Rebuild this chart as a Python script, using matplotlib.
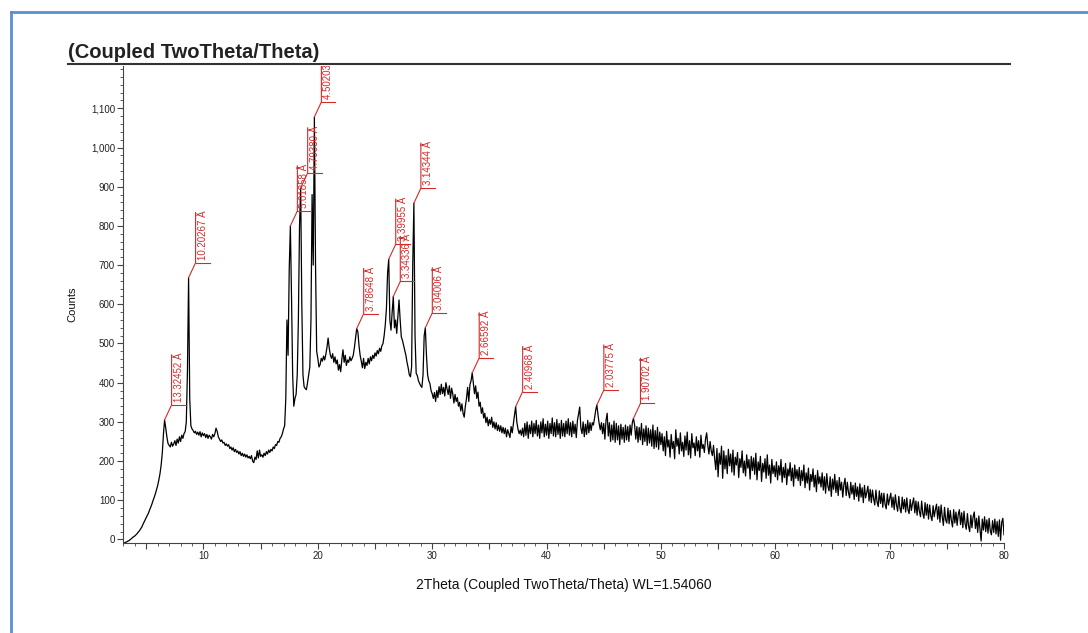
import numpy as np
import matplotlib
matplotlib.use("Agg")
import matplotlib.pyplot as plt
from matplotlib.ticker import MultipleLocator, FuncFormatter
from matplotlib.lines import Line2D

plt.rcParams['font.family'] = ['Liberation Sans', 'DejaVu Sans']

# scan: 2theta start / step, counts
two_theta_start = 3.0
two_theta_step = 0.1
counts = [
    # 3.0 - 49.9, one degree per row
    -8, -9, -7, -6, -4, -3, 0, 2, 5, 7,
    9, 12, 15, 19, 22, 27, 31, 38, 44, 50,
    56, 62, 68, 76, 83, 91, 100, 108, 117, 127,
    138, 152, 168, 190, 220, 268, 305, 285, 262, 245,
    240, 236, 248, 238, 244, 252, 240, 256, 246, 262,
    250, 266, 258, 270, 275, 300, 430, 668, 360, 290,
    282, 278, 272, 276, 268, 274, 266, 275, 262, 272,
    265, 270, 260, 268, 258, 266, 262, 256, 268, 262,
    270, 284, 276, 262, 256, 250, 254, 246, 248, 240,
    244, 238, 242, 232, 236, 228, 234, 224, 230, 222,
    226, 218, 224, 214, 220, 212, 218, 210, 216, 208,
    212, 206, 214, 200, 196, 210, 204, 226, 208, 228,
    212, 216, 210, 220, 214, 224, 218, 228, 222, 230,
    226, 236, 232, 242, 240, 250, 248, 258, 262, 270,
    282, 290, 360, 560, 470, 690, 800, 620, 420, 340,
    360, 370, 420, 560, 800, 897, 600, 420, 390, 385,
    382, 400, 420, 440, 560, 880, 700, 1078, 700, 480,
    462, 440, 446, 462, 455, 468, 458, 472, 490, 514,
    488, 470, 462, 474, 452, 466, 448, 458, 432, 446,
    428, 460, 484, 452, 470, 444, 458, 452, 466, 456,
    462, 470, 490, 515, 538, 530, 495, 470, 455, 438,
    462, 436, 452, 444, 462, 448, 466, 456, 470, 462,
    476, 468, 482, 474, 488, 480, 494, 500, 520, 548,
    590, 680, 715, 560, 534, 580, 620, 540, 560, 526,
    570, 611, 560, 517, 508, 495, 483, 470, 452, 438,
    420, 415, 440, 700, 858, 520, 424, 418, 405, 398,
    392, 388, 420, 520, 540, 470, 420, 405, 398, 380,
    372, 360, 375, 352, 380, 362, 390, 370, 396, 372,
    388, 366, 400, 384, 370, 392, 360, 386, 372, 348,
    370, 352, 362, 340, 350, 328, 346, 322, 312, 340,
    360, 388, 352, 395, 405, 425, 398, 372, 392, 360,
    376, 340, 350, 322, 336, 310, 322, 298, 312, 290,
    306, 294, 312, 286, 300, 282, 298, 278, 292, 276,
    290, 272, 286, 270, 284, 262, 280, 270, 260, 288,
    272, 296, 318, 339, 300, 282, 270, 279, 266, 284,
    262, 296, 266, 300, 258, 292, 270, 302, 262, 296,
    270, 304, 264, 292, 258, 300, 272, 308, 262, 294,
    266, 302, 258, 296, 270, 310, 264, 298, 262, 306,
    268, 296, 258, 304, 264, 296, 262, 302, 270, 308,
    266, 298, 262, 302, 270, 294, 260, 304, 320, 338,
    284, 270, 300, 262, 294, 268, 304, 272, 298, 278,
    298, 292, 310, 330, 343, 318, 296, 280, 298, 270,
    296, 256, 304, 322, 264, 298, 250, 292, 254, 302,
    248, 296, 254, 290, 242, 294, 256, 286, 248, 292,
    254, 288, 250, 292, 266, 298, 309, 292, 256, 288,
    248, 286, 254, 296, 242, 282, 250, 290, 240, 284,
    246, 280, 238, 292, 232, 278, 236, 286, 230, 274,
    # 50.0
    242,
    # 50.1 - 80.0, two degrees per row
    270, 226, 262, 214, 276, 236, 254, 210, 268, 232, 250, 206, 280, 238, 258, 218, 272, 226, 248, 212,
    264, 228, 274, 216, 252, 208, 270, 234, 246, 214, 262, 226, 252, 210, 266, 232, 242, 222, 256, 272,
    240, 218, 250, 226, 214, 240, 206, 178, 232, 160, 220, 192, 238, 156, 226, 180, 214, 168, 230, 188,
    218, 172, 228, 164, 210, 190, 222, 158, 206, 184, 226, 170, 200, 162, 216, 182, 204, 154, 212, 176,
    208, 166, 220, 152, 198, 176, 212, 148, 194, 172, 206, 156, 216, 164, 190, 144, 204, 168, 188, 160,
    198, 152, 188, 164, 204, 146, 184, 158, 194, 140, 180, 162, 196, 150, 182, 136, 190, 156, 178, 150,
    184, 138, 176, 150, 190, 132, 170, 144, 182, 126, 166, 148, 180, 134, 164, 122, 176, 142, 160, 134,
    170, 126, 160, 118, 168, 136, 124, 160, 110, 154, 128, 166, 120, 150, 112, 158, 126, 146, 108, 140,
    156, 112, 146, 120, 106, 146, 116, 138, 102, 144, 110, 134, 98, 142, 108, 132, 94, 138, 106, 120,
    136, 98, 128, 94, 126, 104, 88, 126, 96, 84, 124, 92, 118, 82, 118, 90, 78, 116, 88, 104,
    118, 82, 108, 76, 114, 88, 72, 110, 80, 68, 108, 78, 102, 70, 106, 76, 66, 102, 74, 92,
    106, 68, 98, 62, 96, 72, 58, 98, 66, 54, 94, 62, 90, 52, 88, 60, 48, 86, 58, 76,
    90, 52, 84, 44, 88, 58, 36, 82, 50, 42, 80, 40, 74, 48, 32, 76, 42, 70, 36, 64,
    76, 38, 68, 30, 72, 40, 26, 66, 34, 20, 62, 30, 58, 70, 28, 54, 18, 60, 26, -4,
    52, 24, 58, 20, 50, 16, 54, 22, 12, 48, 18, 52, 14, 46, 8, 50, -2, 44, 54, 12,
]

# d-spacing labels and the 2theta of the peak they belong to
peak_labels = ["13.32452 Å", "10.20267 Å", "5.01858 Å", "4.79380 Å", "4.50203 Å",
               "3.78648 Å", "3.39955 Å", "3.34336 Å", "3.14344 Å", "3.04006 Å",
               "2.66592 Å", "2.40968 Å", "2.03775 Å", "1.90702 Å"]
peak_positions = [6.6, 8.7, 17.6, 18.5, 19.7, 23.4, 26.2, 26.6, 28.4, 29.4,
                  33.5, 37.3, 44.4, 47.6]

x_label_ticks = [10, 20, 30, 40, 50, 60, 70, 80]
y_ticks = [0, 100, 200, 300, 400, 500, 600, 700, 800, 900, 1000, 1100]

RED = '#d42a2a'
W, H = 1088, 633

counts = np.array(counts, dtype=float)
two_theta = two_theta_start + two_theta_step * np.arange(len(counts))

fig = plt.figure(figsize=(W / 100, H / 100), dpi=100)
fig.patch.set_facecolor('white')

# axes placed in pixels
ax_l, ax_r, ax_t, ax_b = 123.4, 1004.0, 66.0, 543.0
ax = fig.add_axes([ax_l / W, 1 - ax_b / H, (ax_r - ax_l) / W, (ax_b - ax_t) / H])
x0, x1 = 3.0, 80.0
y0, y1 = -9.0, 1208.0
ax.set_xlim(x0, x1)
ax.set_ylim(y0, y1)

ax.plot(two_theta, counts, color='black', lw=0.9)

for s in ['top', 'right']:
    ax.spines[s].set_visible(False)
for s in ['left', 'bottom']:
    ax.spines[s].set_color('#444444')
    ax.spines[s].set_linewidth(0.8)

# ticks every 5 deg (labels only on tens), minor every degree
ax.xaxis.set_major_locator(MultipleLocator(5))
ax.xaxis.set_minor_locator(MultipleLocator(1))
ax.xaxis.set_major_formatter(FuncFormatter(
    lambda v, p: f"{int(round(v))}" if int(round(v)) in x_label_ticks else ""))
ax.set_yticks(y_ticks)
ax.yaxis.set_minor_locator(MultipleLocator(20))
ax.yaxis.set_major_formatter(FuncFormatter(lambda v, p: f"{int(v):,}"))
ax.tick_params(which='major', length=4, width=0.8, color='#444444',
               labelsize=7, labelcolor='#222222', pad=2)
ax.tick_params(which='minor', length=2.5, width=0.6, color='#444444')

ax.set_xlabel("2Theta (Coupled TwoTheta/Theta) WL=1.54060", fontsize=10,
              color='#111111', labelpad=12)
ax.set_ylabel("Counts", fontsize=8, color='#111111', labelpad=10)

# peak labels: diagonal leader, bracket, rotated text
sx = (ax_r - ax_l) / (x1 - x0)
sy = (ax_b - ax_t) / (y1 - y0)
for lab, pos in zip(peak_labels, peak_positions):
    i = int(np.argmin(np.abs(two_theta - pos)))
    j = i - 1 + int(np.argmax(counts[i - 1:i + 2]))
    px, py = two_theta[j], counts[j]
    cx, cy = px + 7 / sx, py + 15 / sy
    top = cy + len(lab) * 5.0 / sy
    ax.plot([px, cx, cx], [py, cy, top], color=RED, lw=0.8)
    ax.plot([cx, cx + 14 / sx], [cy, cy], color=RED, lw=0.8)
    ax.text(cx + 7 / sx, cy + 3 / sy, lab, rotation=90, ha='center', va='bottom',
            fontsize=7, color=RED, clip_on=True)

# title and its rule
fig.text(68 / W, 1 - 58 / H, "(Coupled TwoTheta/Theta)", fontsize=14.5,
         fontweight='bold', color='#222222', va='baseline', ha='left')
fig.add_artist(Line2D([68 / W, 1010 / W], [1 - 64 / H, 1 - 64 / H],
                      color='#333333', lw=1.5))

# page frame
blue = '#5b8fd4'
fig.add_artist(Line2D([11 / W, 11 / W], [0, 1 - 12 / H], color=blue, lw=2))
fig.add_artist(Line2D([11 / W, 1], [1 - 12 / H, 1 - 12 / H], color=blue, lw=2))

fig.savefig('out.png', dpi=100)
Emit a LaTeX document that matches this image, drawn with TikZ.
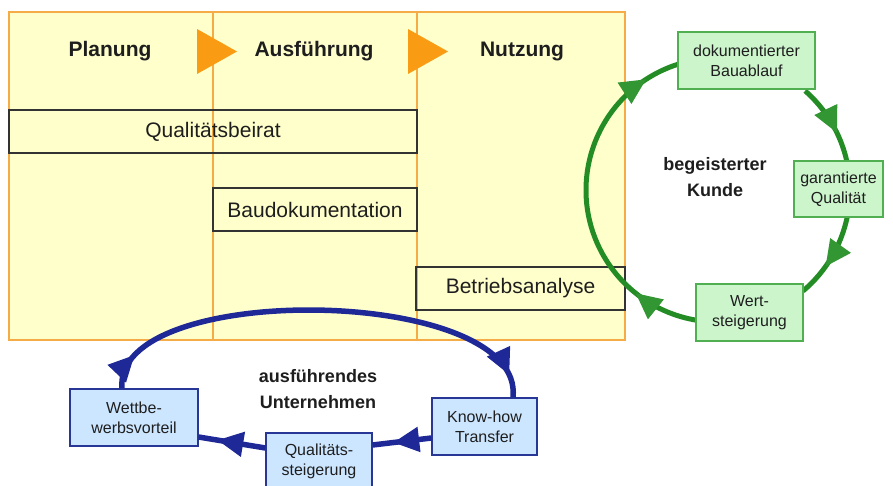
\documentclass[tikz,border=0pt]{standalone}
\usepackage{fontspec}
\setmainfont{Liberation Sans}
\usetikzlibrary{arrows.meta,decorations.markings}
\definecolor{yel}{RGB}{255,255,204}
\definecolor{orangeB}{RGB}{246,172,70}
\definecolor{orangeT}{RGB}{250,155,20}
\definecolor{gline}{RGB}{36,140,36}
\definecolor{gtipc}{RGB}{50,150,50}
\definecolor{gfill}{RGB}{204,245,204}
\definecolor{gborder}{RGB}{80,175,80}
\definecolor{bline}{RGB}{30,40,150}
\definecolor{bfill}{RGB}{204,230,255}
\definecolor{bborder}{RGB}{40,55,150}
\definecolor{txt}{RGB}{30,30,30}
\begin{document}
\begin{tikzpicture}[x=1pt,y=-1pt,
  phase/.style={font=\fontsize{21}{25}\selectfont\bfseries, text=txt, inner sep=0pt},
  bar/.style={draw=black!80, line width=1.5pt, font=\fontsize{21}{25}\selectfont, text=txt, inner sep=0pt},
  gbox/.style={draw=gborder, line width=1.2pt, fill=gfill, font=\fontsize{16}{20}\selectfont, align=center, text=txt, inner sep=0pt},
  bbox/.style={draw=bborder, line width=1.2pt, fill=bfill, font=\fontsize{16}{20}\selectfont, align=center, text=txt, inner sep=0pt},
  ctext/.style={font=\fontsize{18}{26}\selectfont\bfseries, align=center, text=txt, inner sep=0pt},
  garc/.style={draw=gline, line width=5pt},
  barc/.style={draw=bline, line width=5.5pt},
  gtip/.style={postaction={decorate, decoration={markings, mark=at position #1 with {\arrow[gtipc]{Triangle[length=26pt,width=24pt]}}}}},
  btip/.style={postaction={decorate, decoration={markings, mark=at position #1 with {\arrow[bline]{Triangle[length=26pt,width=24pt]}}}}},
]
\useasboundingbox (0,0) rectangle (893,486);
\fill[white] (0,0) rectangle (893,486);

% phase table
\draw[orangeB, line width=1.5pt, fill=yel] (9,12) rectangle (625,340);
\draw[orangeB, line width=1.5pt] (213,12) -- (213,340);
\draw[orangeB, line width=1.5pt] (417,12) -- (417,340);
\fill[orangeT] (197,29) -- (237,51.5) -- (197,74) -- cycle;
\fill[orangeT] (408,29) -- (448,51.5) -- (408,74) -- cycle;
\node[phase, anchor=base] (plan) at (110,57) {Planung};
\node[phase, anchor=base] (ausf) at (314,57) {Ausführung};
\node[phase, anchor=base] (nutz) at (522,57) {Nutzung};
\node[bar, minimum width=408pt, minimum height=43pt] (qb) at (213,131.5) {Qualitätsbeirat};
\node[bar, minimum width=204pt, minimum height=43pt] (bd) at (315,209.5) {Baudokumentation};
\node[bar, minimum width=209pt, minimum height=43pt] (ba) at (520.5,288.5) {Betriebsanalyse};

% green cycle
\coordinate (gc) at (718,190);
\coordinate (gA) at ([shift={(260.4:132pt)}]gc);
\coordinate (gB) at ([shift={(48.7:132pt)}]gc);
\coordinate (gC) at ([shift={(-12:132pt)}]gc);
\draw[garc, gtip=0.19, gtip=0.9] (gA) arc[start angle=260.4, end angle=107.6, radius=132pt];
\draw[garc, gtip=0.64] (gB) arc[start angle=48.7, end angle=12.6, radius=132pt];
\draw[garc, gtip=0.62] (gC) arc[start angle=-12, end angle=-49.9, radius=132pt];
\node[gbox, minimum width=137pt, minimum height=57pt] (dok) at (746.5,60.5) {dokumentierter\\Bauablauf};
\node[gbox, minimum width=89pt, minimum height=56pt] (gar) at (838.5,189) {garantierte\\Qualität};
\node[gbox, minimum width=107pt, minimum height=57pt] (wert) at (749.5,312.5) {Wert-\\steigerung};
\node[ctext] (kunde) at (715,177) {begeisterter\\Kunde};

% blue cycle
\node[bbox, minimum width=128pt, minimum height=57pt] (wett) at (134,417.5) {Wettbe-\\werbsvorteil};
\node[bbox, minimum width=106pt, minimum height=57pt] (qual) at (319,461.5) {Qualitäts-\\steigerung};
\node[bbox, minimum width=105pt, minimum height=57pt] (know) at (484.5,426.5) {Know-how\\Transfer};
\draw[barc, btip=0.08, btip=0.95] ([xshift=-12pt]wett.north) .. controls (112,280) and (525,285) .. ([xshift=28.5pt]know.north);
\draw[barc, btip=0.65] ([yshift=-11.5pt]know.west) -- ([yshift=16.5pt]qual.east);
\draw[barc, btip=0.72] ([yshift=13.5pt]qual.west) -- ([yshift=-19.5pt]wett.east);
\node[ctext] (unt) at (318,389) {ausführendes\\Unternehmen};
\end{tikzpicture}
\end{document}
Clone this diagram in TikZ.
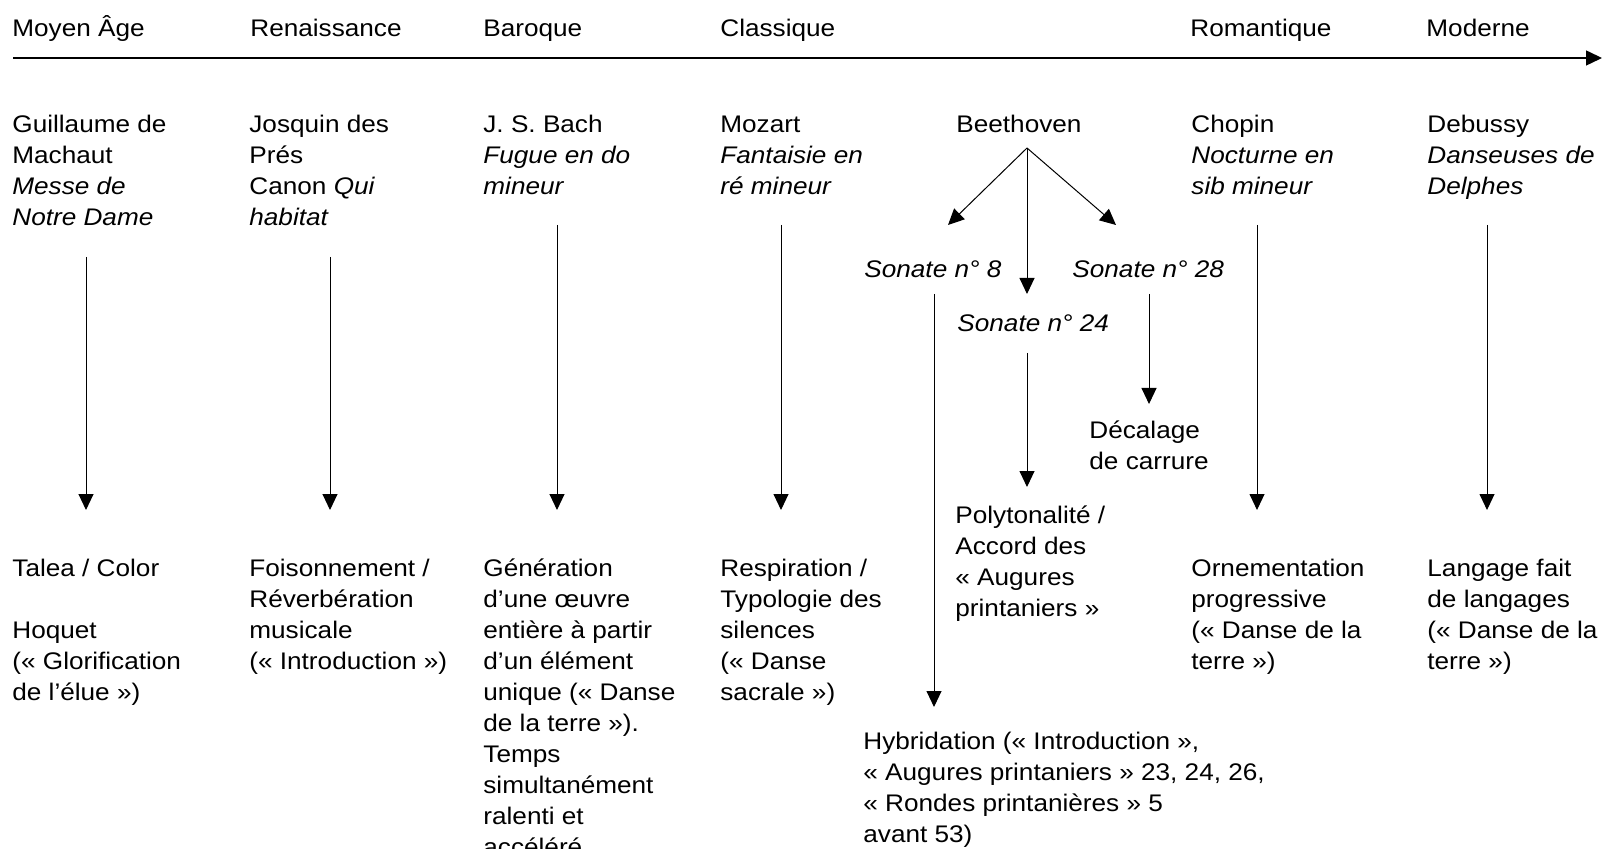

========================================

Leave the pictures out and repeat exactly the lines from the beginning of the records to the line bearing "from matplotlib.lines import Line2D", both ends counted.

Rebuild this chart as a Python script, using matplotlib.
import numpy as np
import matplotlib
matplotlib.use("Agg")
import matplotlib.pyplot as plt
from matplotlib.ticker import MultipleLocator, FuncFormatter
from matplotlib.lines import Line2D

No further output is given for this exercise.